E getta un’ombra sui nuovi lavori da iniziare. «La grande preoccupazione che avvertiamo, e che abbiamo esternato a tutti i ministri interessati, è che questo aumento dei prezzi dei materiali possa pregiudicare fin da adesso la realizzazione delle opere sia in corso sia future» dice Gabriele Buia, presidente dell’Ance. «Per i contratti in corso, che naturalmente non tenevano conto di un aumento dei costi così straordinario, l’impresa può mettere in pericolo la propria continuità aziendale; per le prossime opere, in particolare quelle pubbliche, chi si è aggiudicato un contratto magari un anno fa, basato su prezzi vecchi, potrebbe rinunciare a fare i lavori. Il risultato è doppiamente negativo: molte aziende potrebbero non farcela e molte opere infrastrutturali già appaltate non potranno iniziare».
Sul fronte dei privati, e in particolare delle ristrutturazioni edilizie che beneficiano dei vari bonus, le richieste delle imprese di adeguare i preventivi ai nuovi prezzi potrebbero essere interpretate in modo errato, come un tentativo di lucrare. «Mi auguro che i committenti privati e pubblici comprendano che questi aumenti non dipendono dalla volontà delle imprese» aggiunge Buia.
Certo è che le imprese di costruzioni non sono particolarmente fortunate: prima si sono beccate la crisi del 2010 con la stretta dei finanziamenti da parte delle banche, il rallentamento delle costruzioni e il blocco degli investimenti pubblici. Quando finalmente vedevano la luce alla fine del tunnel con l’arrivo delle nuove opere pubbliche e il superbonus del 110 per cento, gli è piombato addosso l’aumento delle materie prime.
«Abbiamo centrato tutte le peggiori congiunture astrali che ci potevano capitare» ammette sconsolato Buia. «Dalla crisi del 2010 abbiamo visto chiudere 130 mila imprese del settore delle costruzioni registrate nelle Camere di commercio. La mazzata più forte ha colpito le aziende medie, quelle dai 10 ai 50 dipendenti. E dopo anni di difficoltà i bilanci delle imprese di costruzioni più grandi non sono particolarmente floridi: per le aziende che realizzano opere pubbliche la redditività è pari allo 0,1 per cento del fatturato».
Alle difficoltà delle imprese di costruzioni si aggiungono quelle denunciate dalla società dell’arredamento: la Federazione legno e arredo riferisce che legnami, vetro, vernici, metalli, poliuretani, ferramenta continuano a rincarare, e il timore è che così vengano vanificati tutti gli effetti positivi legati agli incentivi varati dal governo.
Ma è una fiammata che presto si spegnerà o il balzo delle materie prime durerà a lungo?
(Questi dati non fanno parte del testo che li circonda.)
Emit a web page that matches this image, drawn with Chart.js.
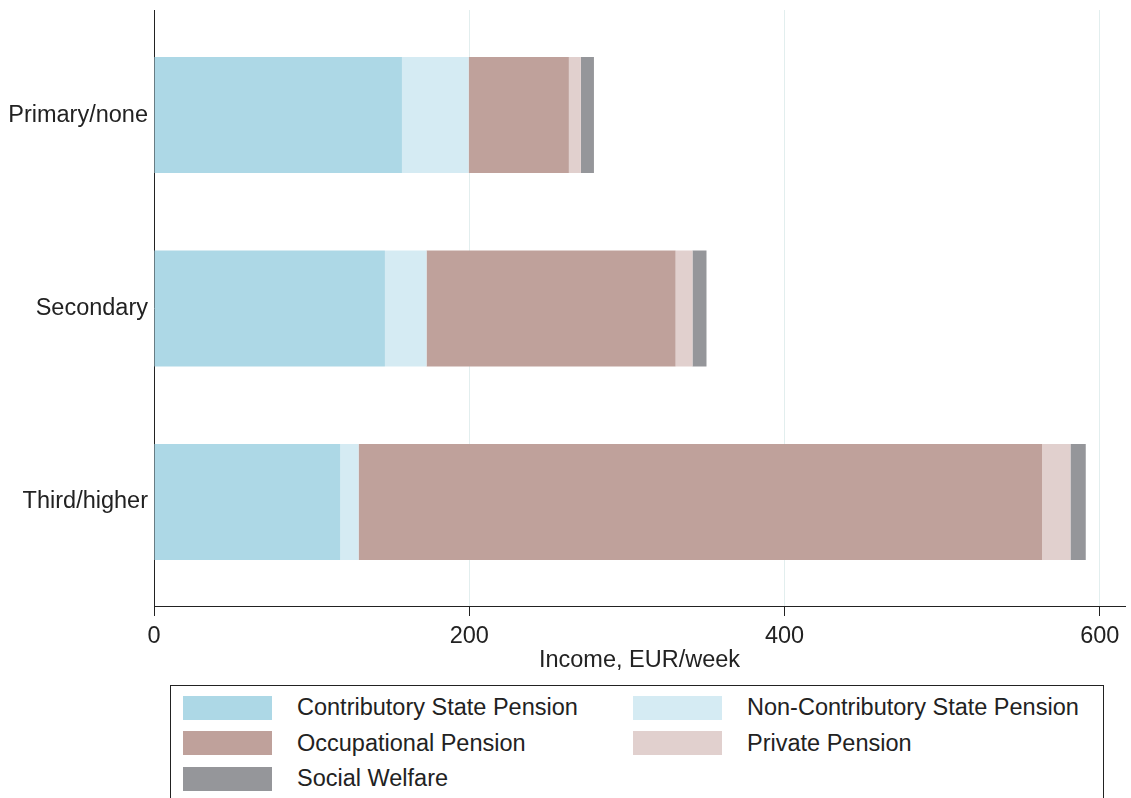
<!DOCTYPE html>
<html>
<head>
<meta charset="utf-8">
<script src="https://cdn.jsdelivr.net/npm/chart.js@4/dist/chart.umd.min.js"></script>
<style>
  html, body { margin: 0; padding: 0; background: #fff; overflow: hidden; }
  body { width: 1131px; height: 798px; position: relative; font-family: "Liberation Sans", Arial, sans-serif; }
  #wrap { position: absolute; left: 0; top: 0; width: 1131px; height: 682px; }
  #legend {
    position: absolute; left: 170px; top: 685px; width: 934px; height: 130px;
    border: 1px solid #222; box-sizing: border-box;
    display: grid; grid-template-columns: 450px 450px; grid-auto-rows: 35.5px;
    padding: 4px 0 0 12px;
  }
  .item { display: flex; align-items: center; color: #222; font-size: 23.5px; }
  .swatch { width: 89px; height: 24px; margin-right: 25px; flex: none; }
</style>
</head>
<body>
<div id="wrap"><canvas id="chart"></canvas></div>
<div id="legend"></div>
<script>
const categories = ["Primary/none", "Secondary", "Third/higher"];
const contributory = [157.3, 146.5, 118.2];
const nonContributory = [42.3, 26.4, 11.6];
const occupational = [63.6, 158.0, 433.6];
const privatePension = [7.6, 10.7, 18.0];
const socialWelfare = [8.3, 8.9, 9.7];
const xTicks = [0, 200, 400, 600];

const series = [
  { label: "Contributory State Pension", values: contributory, color: "rgb(173,216,230)" },
  { label: "Non-Contributory State Pension", values: nonContributory, color: "rgb(213,235,243)" },
  { label: "Occupational Pension", values: occupational, color: "rgb(191,161,155)" },
  { label: "Private Pension", values: privatePension, color: "rgb(225,208,206)" },
  { label: "Social Welfare", values: socialWelfare, color: "rgb(149,150,154)" },
];

const font = { family: "'Liberation Sans', Arial, sans-serif", size: 23.5 };

const chart = new Chart(document.getElementById("chart"), {
  type: "bar",
  data: {
    datasets: series.map((s) => ({
      label: s.label,
      data: s.values.map((v, i) => ({ x: v, y: i })),
      backgroundColor: s.color,
      borderWidth: 0,
      barPercentage: 0.6,
      categoryPercentage: 1,
    })),
  },
  options: {
    indexAxis: "y",
    responsive: true,
    maintainAspectRatio: false,
    animation: false,
    layout: { padding: { top: 10, right: 6, left: 0, bottom: 0 } },
    plugins: { legend: { display: false }, tooltip: { enabled: false } },
    scales: {
      x: {
        type: "linear",
        stacked: true,
        min: 0,
        max: 616,
        afterBuildTicks: (scale) => { scale.ticks = xTicks.map((v) => ({ value: v })); },
        afterFit: (scale) => { scale.height = 76; },
        grid: { color: "#e2eeee", lineWidth: 1, tickColor: "#222", tickLength: 10 },
        border: { display: true, color: "#222", width: 1 },
        ticks: { font, color: "#222", padding: 6, maxRotation: 0 },
        title: { display: true, text: "Income, EUR/week", font, color: "#222", padding: { top: 0, bottom: 7 } },
      },
      y: {
        type: "linear",
        stacked: true,
        reverse: true,
        offset: false,
        bounds: "data",
        min: -0.543,
        max: 2.538,
        afterBuildTicks: (scale) => { scale.ticks = categories.map((c, i) => ({ value: i })); },
        afterFit: (scale) => {
          scale.width = 154;
          scale.paddingTop = 0;
          scale.paddingBottom = 0;
        },
        grid: { display: false, drawTicks: false },
        border: { display: true, color: "#222", width: 1 },
        ticks: {
          font, color: "#222", padding: 6,
          callback: (v) => categories[v] ?? "",
        },
      },
    },
  },
});

const legend = document.getElementById("legend");
chart.data.datasets.forEach((ds) => {
  const item = document.createElement("div");
  item.className = "item";
  const sw = document.createElement("span");
  sw.className = "swatch";
  sw.style.background = ds.backgroundColor;
  const txt = document.createElement("span");
  txt.textContent = ds.label;
  item.appendChild(sw);
  item.appendChild(txt);
  legend.appendChild(item);
});
</script>
</body>
</html>
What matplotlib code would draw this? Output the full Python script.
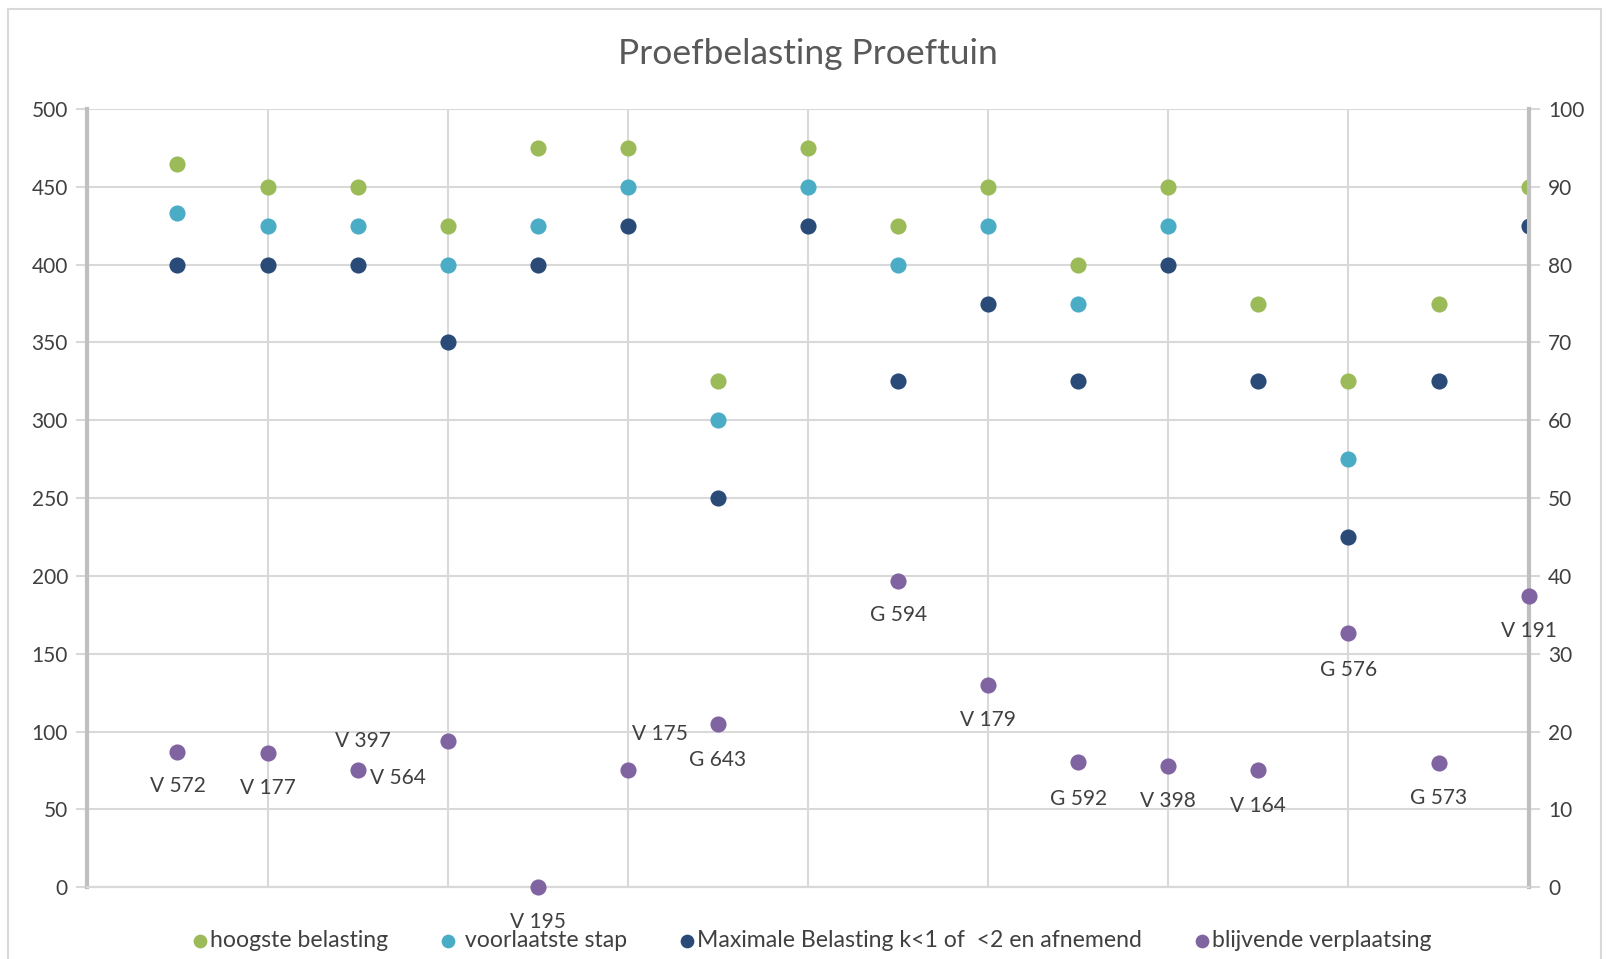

Secondo Stefano Valente della società svizzera di investimenti Abalone, siamo all’inizio di un nuovo periodo di prezzi alti: «Negli ultimi 100 anni abbiamo assistito a quattro cosiddetti super cicli delle materie prime. L’ultimo è iniziato nel 1996 e ha raggiunto il suo apice nel 2008, dopo 12 anni di espansione. La crisi finanziaria iniziata nello stesso anno, ha poi determinato un lungo e graduale declino del settore. Nonostante la richiesta di materie prime non sia mai calata, a causa della continua espansione della domanda asiatica, i prezzi hanno vissuto un periodo di contrazione importante». Oggi invece «ci troviamo di fronte all’inizio di un nuovo super ciclo delle materie prime».
Previsione che trova conferma, almeno per quanto riguarda l’acciaio, nel documento «European Steel review» di aprile firmato dalla società britannica di analisi Meps: si ipotizza un andamento crescente delle quotazioni fino alla prima metà del 2021, cui seguirà un ridimensionamento a partire dalla seconda metà.
Ma i prezzi resteranno comunque ancorati a livelli molto elevati. Insomma, anche la carta «probabilità» non è molto incoraggiante per i costruttori.